Tuesday, 6 July 2010

Sots

So.  Sunday evening last to Peckham Rye, for an open air performance of The Tempest.  Marvellous.

The Festival Players.  25th Anniversary Year.  An all-male cast.  Very well done. 

But sitting by the cafe on the Rye, watching Trinculo, Caliban and Stephano act out their drunken buffoonery, I couldn't avoid thinking about the Irish Festival on the Rye that was just closing down on the field behind them after two days of revelry.  Police Cars and Ambulances.

Bad of me I know.  We were the middle-aged middle-classes sitting avuncularly, watching the rude players go through their paces.

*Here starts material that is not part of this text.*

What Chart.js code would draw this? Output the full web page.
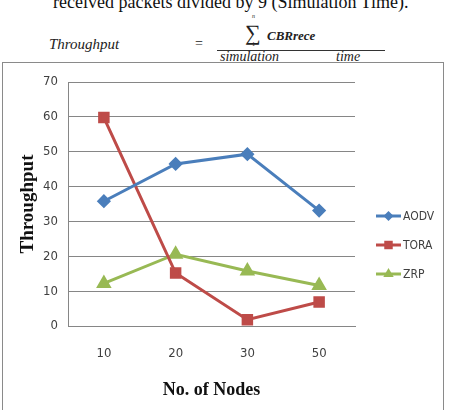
<!DOCTYPE html>
<html>
<head>
<meta charset="utf-8">
<script src="https://cdn.jsdelivr.net/npm/chart.js@4.4.1/dist/chart.umd.min.js"></script>
<style>
  body { margin: 0; background: #fff; width: 449px; height: 410px; overflow: hidden; position: relative; font-family: "Liberation Serif", "Times New Roman", serif; }
  .t { position: absolute; white-space: nowrap; font-style: italic; font-size: 14px; color: #222; }
  #head { position: absolute; left: 53px; top: -8px; font-size: 18px; white-space: nowrap; color: #111; }
  #frac { position: absolute; left: 217px; top: 50px; width: 168px; border-top: 1px solid #333; }
  #box { position: absolute; left: 2px; top: 62px; width: 440px; height: 350px; border: 1px solid #8a8a8a; }
</style>
</head>
<body>
<div id="head">received packets divided by 9 (Simulation Time).</div>
<span class="t" style="left:49px;top:36px;font-size:15px">Throughput</span>
<span class="t" style="left:195px;top:36px;font-style:normal">=</span>
<span class="t" style="left:245px;top:20px;font-size:22px;font-style:normal">&sum;</span>
<span class="t" style="left:252px;top:13px;font-size:6px">n</span>
<span class="t" style="left:252px;top:41px;font-size:6px;font-style:normal">1</span>
<span class="t" style="left:267px;top:28px;font-weight:bold;font-size:13px">CBRrece</span>
<div id="frac"></div>
<span class="t" style="left:220px;top:49px">simulation</span>
<span class="t" style="left:336px;top:49px">time</span>
<div id="box"><canvas id="myChart" width="440" height="350"></canvas></div>
<script>
var nodes = ["10", "20", "30", "50"];
var aodv = [35.8, 46.5, 49.3, 33.1];
var tora = [59.8, 15.2, 1.8, 6.9];
var zrp = [12.2, 20.6, 15.8, 11.6];
var yTicks = [0, 10, 20, 30, 40, 50, 60, 70];

var tickFont = "'DejaVu Sans Condensed', 'Liberation Sans Narrow', 'Liberation Sans', sans-serif";

// legend drawn off to the right like the Excel original
var sideLegend = {
  id: 'sideLegend',
  afterDraw: function(chart) {
    var c = chart.ctx;
    var x0 = 373, y0 = 153, gap = 29;
    chart.data.datasets.forEach(function(ds, i) {
      var y = y0 + i * gap;
      c.save();
      c.strokeStyle = ds.borderColor;
      c.lineWidth = 3;
      c.beginPath();
      c.moveTo(x0, y);
      c.lineTo(x0 + 25, y);
      c.stroke();
      c.fillStyle = ds.backgroundColor;
      Chart.helpers.drawPoint(c, { pointStyle: ds.pointStyle, radius: ds.pointRadius, borderWidth: 0, rotation: 0 }, x0 + 12.5, y);
      c.fillStyle = '#404040';
      c.font = "12px " + tickFont;
      c.textBaseline = 'middle';
      c.fillText(ds.label, x0 + 27, y + 1);
      c.restore();
    });
  }
};

var ctx = document.getElementById("myChart");
var myChart = new Chart(ctx, {
  type: 'line',
  data: {
    labels: nodes,
    datasets: [{
      label: 'AODV',
      data: aodv,
      borderColor: "#4A7EBB",
      backgroundColor: "#4A7EBB",
      pointStyle: 'rectRot',
      pointRadius: 5,
      borderWidth: 3
    }, {
      label: 'TORA',
      data: tora,
      borderColor: "#BE4B48",
      backgroundColor: "#BE4B48",
      pointStyle: 'rect',
      pointRadius: 6,
      borderWidth: 3
    }, {
      label: 'ZRP',
      data: zrp,
      borderColor: "#98B954",
      backgroundColor: "#98B954",
      pointStyle: 'triangle',
      pointRadius: 6,
      borderWidth: 3
    }]
  },
  options: {
    responsive: false,
    animation: false,
    layout: { padding: { left: 14, right: 88, top: 19, bottom: 0 } },
    plugins: { legend: { display: false }, tooltip: { enabled: false } },
    elements: { line: { tension: 0 }, point: { borderWidth: 0 } },
    scales: {
      x: {
        offset: true,
        grid: { display: false, drawTicks: false, offset: true },
        border: { color: '#868686', width: 1 },
        ticks: { color: '#404040', font: { family: tickFont, size: 13 }, padding: 20 },
        title: { display: true, text: 'No. of Nodes', color: '#111',
          font: { family: "'Liberation Serif', 'Times New Roman', serif", size: 18, weight: 'bold' },
          padding: { top: 0, bottom: 12 } },
        afterFit: function(s) { s.height = 87; }
      },
      y: {
        min: 0, max: 70,
        afterBuildTicks: function(s) { s.ticks = yTicks.map(function(v) { return { value: v }; }); },
        grid: { color: '#868686', lineWidth: 1, drawTicks: false },
        border: { color: '#868686', width: 1 },
        ticks: { color: '#404040', font: { family: tickFont, size: 13 }, padding: 10 },
        title: { display: true, text: 'Throughput', color: '#111',
          font: { family: "'Liberation Serif', 'Times New Roman', serif", size: 19, weight: 'bold' },
          padding: { top: 0, bottom: 0 } },
        afterFit: function(s) { s.width = 51; }
      }
    }
  },
  plugins: [sideLegend]
});
</script>
</body>
</html>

But further, I couldn't avoid thinking that one of the actors reminded me of Zachary Quinto (otherwise known for playing Syler and more recently the young Spock). 

I couldn't avoid it...

Live Long and Prospero...

Sunday, 4 July 2010

Poem of the Week

This is no Case of Petty Right or Wrong
Edward Thomas

This is no case of petty right or wrong

That politicians or philosophers
Can judge. I hate not Germans, nor grow hot
With love of Englishmen, to please newspapers.
Beside my hate for one fat patriot
My hatred of the Kaiser is love true:-
A kind of god he is, banging a gong.
But I have not to choose between the two,
Or between justice and injustice. Dinned
With war and argument I read no more
Than in the storm smoking along the wind
Athwart the wood. Two witches' cauldrons roar.
From one the weather shall rise clear and gay;
Out of the other an England beautiful
And like her mother that died yesterday.
Little I know or care if, being dull,
I shall miss something that historians
Can rake out of the ashes when perchance
The phoenix broods serene above their ken.
But with the best and meanest Englishmen
I am one in crying, God save England, lest
We lose what never slaves and cattle blessed.
The ages made her that made us from dust:
She is all we know and live by, and we trust
She is good and must endure, loving her so:
And as we love ourselves we hate her foe.

Station

Peckham Rye Station

Just a few photographs of Peckham Rye station (taken surreptitiously from Platform 2).  Buried beneath all of the rust and light engineering is a rather attractibe station.